(Figure scripts)
+++

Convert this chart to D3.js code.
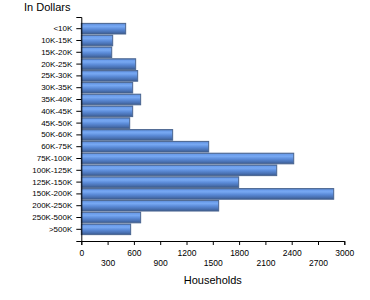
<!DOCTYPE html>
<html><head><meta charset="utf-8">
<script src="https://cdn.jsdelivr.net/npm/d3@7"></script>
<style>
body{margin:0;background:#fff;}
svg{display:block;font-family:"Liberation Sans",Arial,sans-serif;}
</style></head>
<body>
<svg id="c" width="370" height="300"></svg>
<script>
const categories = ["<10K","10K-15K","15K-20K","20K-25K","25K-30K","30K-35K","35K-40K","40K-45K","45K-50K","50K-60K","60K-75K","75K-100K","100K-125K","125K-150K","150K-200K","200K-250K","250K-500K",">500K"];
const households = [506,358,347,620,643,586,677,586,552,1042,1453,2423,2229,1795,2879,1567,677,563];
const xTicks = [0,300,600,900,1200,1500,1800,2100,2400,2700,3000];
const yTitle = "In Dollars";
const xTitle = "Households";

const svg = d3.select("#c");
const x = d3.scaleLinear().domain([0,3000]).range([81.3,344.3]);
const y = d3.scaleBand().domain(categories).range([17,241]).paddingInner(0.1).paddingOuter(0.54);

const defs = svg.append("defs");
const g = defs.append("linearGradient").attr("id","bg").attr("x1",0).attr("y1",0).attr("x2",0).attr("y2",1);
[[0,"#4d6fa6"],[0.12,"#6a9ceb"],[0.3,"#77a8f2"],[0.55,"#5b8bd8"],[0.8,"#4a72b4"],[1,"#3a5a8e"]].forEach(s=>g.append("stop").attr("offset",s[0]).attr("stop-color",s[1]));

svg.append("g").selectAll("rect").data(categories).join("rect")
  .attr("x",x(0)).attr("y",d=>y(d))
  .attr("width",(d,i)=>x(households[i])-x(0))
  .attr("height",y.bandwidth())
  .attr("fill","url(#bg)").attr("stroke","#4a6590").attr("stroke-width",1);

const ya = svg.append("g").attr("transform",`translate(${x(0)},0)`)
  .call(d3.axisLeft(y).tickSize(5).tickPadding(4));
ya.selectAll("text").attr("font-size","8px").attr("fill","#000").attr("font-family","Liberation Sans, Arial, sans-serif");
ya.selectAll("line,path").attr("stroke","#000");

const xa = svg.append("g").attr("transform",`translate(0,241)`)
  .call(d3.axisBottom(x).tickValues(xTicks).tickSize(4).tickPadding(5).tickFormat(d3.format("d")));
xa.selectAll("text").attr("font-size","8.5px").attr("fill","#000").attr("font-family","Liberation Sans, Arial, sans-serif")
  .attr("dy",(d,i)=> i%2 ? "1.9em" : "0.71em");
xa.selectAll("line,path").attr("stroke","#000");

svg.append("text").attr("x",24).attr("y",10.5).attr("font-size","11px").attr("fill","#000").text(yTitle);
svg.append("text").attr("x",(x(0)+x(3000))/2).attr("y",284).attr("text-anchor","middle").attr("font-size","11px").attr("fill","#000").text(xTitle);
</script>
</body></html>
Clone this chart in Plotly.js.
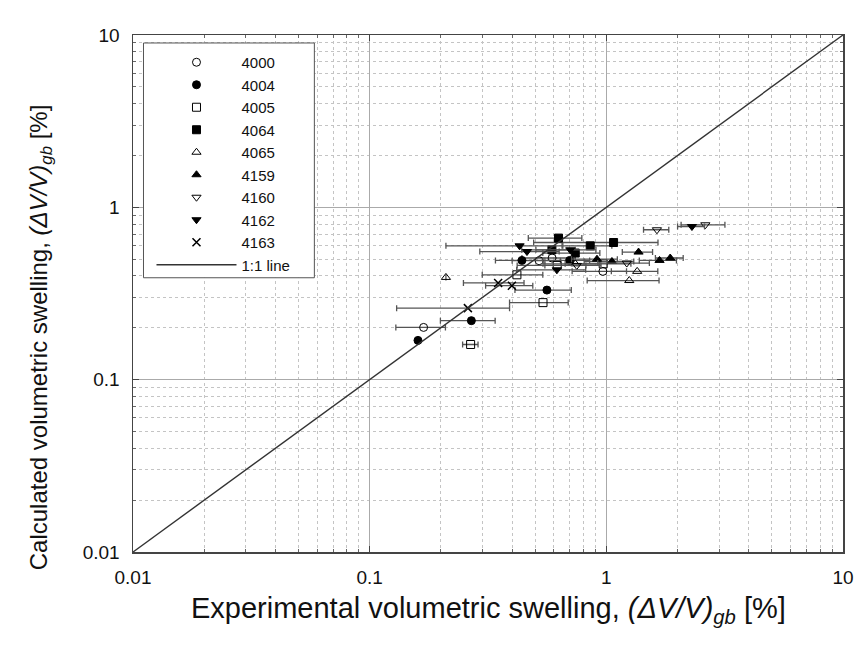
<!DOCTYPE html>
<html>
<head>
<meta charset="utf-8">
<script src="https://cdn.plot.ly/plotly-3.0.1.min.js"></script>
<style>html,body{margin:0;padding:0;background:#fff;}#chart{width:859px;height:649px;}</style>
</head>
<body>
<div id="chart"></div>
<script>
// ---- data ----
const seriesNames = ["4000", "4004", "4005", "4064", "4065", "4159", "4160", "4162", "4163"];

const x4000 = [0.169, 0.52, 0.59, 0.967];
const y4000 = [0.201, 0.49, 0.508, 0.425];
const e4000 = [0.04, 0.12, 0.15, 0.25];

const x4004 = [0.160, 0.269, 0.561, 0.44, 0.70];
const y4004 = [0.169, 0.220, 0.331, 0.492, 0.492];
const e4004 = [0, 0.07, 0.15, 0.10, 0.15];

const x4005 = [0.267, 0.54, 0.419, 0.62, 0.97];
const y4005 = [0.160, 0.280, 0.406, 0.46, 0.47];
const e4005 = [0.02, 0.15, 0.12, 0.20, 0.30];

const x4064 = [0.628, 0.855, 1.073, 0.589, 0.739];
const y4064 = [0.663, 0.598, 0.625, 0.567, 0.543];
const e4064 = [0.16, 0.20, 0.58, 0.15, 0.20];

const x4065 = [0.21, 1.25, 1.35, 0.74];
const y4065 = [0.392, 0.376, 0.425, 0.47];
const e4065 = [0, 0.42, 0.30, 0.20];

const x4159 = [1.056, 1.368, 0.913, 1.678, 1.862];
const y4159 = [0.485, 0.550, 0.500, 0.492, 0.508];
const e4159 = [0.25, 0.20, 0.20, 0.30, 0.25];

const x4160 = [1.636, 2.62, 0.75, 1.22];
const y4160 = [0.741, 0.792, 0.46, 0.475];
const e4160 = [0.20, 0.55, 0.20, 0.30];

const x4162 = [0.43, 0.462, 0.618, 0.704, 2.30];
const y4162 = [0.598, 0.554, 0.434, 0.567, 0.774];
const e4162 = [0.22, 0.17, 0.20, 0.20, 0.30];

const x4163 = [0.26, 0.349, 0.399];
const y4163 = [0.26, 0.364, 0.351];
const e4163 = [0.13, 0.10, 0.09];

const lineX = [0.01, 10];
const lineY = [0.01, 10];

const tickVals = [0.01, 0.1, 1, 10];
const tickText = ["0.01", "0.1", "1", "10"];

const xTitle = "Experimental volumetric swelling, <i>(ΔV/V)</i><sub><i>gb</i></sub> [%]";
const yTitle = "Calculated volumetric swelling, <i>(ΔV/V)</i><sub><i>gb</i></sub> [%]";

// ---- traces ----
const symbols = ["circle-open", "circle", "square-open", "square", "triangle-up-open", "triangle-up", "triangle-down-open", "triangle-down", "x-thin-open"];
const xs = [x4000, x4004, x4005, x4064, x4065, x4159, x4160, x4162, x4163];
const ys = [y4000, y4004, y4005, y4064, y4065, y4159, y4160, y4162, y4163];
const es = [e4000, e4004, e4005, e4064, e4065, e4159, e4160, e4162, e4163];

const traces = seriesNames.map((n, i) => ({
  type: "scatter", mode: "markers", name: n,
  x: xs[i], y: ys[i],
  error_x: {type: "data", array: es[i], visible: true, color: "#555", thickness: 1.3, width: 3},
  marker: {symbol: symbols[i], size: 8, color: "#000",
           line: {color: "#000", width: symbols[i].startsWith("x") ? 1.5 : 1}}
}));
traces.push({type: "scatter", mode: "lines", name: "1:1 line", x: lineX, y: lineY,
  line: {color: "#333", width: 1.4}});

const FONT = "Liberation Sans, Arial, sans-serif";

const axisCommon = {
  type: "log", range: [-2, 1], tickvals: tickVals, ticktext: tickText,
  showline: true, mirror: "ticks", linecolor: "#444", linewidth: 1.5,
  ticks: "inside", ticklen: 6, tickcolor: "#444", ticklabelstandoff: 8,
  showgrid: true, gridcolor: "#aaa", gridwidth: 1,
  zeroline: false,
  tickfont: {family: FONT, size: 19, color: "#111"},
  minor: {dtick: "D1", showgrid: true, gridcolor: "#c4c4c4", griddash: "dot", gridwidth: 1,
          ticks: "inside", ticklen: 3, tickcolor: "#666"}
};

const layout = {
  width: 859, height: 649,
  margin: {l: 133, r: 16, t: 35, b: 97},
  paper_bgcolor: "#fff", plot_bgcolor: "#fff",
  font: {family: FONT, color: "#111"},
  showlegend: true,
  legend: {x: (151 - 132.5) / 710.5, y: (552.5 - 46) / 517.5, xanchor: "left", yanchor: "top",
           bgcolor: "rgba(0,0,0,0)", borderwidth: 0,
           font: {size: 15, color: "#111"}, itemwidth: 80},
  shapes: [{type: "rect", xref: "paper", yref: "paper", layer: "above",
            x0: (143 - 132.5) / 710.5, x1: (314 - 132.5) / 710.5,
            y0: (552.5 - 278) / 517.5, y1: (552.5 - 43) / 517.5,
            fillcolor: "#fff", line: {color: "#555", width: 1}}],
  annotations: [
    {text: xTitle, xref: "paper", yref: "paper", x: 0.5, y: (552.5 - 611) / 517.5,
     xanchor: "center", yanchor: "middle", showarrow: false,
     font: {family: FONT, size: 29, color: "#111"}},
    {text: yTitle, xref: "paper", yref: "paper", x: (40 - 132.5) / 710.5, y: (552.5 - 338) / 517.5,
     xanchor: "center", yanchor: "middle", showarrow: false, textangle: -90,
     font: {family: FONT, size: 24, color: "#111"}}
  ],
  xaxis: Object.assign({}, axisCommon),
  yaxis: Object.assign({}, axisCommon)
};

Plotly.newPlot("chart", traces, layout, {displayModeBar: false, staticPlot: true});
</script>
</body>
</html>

+++

— WHAT YOU HAVE TO DO —
Show every line that contains the word "this".

— SOLVED EXERCISE —
Convert this chart to D3.js code.
Clone this chart in Plotly.js.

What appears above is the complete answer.